Information shown:

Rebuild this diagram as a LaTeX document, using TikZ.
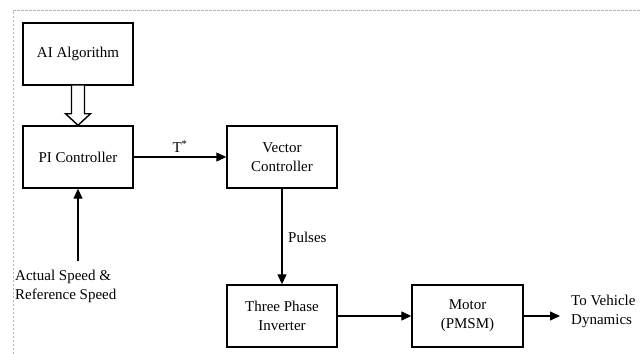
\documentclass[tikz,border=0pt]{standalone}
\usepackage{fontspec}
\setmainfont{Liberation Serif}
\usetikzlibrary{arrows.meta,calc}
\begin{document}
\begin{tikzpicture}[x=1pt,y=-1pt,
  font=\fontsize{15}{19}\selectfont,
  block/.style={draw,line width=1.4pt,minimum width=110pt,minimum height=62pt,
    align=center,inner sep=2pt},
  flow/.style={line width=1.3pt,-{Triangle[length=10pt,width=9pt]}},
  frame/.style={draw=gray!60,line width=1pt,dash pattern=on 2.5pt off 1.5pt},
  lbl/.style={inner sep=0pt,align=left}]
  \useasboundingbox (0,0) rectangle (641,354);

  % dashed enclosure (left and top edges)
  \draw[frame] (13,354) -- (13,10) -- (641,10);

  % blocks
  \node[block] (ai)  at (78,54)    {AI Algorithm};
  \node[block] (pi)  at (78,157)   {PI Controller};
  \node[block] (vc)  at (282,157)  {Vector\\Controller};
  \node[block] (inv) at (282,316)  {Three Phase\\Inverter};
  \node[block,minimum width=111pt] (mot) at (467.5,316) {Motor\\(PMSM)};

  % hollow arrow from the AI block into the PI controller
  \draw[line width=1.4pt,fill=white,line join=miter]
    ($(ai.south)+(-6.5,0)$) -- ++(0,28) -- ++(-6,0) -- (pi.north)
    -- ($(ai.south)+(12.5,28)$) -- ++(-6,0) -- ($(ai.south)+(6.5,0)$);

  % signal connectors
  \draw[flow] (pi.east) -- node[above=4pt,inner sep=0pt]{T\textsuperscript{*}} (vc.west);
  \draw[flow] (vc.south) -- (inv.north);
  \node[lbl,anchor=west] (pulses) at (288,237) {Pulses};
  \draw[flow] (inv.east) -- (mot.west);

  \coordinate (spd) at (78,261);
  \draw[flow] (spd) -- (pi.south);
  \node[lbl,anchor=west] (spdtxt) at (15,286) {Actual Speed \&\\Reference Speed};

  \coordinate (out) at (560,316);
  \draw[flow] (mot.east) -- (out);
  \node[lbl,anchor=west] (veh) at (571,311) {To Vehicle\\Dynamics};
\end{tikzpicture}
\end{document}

Exercise task: Without the pictures, print the whole listing exactly as given.

Task output:
Rebuild this diagram as a LaTeX document, using TikZ.
\documentclass[tikz,border=0pt]{standalone}
\usepackage{fontspec}
\setmainfont{Liberation Serif}
\usetikzlibrary{arrows.meta,calc}
\begin{document}
\begin{tikzpicture}[x=1pt,y=-1pt,
  font=\fontsize{15}{19}\selectfont,
  block/.style={draw,line width=1.4pt,minimum width=110pt,minimum height=62pt,
    align=center,inner sep=2pt},
  flow/.style={line width=1.3pt,-{Triangle[length=10pt,width=9pt]}},
  frame/.style={draw=gray!60,line width=1pt,dash pattern=on 2.5pt off 1.5pt},
  lbl/.style={inner sep=0pt,align=left}]
  \useasboundingbox (0,0) rectangle (641,354);

  % dashed enclosure (left and top edges)
  \draw[frame] (13,354) -- (13,10) -- (641,10);

  % blocks
  \node[block] (ai)  at (78,54)    {AI Algorithm};
  \node[block] (pi)  at (78,157)   {PI Controller};
  \node[block] (vc)  at (282,157)  {Vector\\Controller};
  \node[block] (inv) at (282,316)  {Three Phase\\Inverter};
  \node[block,minimum width=111pt] (mot) at (467.5,316) {Motor\\(PMSM)};

  % hollow arrow from the AI block into the PI controller
  \draw[line width=1.4pt,fill=white,line join=miter]
    ($(ai.south)+(-6.5,0)$) -- ++(0,28) -- ++(-6,0) -- (pi.north)
    -- ($(ai.south)+(12.5,28)$) -- ++(-6,0) -- ($(ai.south)+(6.5,0)$);

  % signal connectors
  \draw[flow] (pi.east) -- node[above=4pt,inner sep=0pt]{T\textsuperscript{*}} (vc.west);
  \draw[flow] (vc.south) -- (inv.north);
  \node[lbl,anchor=west] (pulses) at (288,237) {Pulses};
  \draw[flow] (inv.east) -- (mot.west);

  \coordinate (spd) at (78,261);
  \draw[flow] (spd) -- (pi.south);
  \node[lbl,anchor=west] (spdtxt) at (15,286) {Actual Speed \&\\Reference Speed};

  \coordinate (out) at (560,316);
  \draw[flow] (mot.east) -- (out);
  \node[lbl,anchor=west] (veh) at (571,311) {To Vehicle\\Dynamics};
\end{tikzpicture}
\end{document}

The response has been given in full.